- [Set task] Begin with the first line of the material and copy each line word for word through the line that contains "0.3, 0.4, 0.5];"; the pictures are left out.
_ _ _ _ _ _ _
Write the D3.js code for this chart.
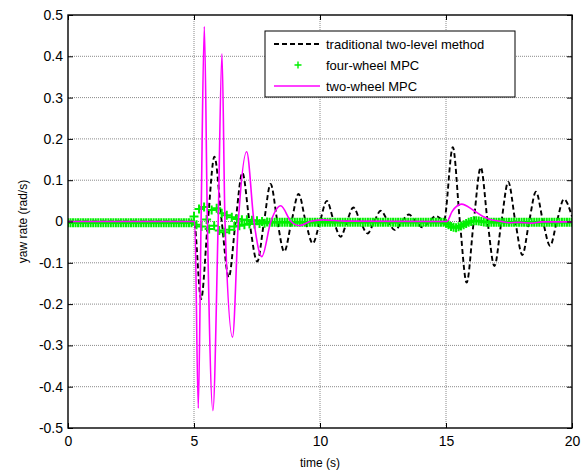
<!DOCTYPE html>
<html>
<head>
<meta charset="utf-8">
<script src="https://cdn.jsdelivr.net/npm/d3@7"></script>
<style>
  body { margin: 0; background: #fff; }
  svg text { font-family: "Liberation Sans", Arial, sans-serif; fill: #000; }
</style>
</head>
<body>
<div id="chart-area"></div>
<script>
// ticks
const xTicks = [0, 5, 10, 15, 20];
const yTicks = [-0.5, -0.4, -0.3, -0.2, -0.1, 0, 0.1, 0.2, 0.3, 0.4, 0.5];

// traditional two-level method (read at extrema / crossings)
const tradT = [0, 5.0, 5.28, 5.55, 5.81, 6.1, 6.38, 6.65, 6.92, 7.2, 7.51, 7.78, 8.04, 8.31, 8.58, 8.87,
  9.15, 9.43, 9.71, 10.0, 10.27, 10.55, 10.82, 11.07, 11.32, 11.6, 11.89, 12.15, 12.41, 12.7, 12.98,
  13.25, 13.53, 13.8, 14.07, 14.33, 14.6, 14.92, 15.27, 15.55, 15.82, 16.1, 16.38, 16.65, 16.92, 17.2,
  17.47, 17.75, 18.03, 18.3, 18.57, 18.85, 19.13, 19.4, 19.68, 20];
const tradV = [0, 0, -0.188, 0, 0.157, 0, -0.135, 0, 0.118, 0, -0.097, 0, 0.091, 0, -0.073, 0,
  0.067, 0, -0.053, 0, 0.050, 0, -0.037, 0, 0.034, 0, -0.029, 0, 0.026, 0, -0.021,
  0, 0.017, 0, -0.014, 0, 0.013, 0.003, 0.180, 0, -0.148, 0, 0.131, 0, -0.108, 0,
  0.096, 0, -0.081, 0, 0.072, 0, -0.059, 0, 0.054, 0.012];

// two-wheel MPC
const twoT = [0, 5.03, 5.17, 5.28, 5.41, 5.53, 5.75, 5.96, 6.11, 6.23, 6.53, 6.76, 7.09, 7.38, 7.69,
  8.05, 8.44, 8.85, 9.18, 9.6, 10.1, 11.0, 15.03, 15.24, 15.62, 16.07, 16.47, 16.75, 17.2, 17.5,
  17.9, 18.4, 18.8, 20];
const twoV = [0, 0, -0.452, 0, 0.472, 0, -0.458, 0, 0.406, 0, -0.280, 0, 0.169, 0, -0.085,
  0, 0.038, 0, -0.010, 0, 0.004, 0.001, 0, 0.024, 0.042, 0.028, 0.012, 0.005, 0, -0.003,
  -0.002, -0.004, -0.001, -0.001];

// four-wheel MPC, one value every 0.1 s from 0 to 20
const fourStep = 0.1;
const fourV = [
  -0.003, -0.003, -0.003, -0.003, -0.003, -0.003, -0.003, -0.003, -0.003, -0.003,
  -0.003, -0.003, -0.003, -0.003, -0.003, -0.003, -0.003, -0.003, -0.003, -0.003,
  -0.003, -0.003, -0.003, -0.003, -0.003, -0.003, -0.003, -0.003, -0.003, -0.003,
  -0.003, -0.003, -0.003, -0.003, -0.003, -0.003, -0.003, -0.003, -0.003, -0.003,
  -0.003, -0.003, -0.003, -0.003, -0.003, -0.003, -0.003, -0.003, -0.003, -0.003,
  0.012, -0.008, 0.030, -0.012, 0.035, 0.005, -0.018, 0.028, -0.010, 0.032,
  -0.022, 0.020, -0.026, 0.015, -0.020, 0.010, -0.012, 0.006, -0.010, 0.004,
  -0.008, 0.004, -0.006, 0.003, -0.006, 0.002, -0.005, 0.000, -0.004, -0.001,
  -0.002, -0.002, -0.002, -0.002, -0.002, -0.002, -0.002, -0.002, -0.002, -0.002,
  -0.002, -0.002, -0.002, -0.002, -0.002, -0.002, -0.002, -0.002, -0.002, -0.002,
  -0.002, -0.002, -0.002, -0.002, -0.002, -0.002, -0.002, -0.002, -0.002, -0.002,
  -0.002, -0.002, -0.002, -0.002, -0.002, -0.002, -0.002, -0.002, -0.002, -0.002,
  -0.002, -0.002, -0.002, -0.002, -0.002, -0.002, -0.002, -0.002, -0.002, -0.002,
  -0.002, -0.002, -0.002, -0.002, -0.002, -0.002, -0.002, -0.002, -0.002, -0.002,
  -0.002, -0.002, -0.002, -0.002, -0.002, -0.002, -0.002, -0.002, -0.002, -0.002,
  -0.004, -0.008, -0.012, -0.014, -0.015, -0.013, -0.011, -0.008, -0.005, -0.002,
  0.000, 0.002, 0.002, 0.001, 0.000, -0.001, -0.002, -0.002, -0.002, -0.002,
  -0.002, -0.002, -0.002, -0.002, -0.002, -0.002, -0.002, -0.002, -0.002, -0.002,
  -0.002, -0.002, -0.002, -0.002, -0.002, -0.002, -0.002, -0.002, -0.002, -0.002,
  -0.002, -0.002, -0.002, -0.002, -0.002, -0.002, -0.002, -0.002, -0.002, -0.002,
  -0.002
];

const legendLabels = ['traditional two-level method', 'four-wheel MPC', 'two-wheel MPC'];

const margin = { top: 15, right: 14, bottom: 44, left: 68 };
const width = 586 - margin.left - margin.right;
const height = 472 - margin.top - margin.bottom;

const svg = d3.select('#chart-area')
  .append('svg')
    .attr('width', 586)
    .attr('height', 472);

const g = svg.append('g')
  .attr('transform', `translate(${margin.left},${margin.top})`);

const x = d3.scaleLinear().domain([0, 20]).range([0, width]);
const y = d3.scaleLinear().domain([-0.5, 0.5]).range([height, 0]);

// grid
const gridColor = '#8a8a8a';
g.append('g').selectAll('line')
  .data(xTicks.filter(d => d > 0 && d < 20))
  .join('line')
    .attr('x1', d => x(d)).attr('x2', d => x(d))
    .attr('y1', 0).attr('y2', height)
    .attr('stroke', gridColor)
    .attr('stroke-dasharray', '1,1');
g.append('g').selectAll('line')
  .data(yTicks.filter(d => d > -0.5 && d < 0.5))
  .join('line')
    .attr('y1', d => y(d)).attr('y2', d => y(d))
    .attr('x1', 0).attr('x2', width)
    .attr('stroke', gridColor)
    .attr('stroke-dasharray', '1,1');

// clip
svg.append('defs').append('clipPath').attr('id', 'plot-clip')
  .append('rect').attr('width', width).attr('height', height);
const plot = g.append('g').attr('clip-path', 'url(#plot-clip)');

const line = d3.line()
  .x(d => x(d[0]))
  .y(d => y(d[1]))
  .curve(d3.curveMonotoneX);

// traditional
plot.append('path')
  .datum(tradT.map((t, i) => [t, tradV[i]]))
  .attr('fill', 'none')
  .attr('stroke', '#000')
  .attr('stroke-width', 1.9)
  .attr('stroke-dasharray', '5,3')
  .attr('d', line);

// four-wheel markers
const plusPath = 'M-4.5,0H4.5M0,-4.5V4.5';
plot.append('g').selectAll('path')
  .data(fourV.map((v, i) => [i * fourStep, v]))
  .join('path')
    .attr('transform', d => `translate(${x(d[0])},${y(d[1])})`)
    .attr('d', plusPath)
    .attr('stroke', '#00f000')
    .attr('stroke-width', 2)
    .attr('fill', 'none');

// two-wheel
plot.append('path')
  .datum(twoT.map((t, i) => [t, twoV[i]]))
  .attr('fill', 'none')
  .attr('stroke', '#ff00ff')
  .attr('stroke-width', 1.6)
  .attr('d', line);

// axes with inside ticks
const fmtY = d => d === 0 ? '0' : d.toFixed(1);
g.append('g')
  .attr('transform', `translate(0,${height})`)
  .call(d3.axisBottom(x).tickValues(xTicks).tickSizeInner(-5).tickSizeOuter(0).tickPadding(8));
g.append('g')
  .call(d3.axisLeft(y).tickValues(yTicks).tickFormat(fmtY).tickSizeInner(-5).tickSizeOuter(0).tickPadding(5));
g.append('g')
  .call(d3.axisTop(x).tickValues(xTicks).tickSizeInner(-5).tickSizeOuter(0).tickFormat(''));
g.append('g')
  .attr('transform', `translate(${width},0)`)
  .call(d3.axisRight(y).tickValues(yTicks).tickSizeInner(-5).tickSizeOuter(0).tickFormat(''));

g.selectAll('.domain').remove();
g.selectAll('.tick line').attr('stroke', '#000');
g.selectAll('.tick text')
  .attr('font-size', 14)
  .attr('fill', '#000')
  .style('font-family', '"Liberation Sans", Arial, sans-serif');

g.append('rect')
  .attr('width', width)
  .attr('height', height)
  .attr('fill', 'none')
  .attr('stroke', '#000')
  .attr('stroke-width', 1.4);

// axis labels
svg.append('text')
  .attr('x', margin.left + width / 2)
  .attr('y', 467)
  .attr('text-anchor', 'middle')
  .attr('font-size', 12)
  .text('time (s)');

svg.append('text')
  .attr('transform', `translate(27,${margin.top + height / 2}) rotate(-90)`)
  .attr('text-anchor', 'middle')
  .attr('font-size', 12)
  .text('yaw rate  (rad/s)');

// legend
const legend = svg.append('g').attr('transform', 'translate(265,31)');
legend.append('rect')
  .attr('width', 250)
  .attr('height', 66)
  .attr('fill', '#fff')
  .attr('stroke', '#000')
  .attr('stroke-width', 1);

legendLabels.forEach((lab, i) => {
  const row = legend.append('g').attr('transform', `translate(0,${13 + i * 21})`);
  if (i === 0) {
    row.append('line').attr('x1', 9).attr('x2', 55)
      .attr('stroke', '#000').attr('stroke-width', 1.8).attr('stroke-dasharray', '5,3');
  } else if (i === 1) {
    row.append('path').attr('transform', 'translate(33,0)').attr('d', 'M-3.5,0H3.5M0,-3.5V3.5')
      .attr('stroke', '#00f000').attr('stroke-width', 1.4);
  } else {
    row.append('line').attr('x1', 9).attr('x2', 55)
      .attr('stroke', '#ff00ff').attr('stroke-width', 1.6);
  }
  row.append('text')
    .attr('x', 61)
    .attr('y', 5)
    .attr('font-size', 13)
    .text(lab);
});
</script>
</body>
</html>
_ _ _ _ _ _ _
- [Solution to this exercise]
Write the D3.js code for this chart.
<!DOCTYPE html>
<html>
<head>
<meta charset="utf-8">
<script src="https://cdn.jsdelivr.net/npm/d3@7"></script>
<style>
  body { margin: 0; background: #fff; }
  svg text { font-family: "Liberation Sans", Arial, sans-serif; fill: #000; }
</style>
</head>
<body>
<div id="chart-area"></div>
<script>
// ticks
const xTicks = [0, 5, 10, 15, 20];
const yTicks = [-0.5, -0.4, -0.3, -0.2, -0.1, 0, 0.1, 0.2, 0.3, 0.4, 0.5];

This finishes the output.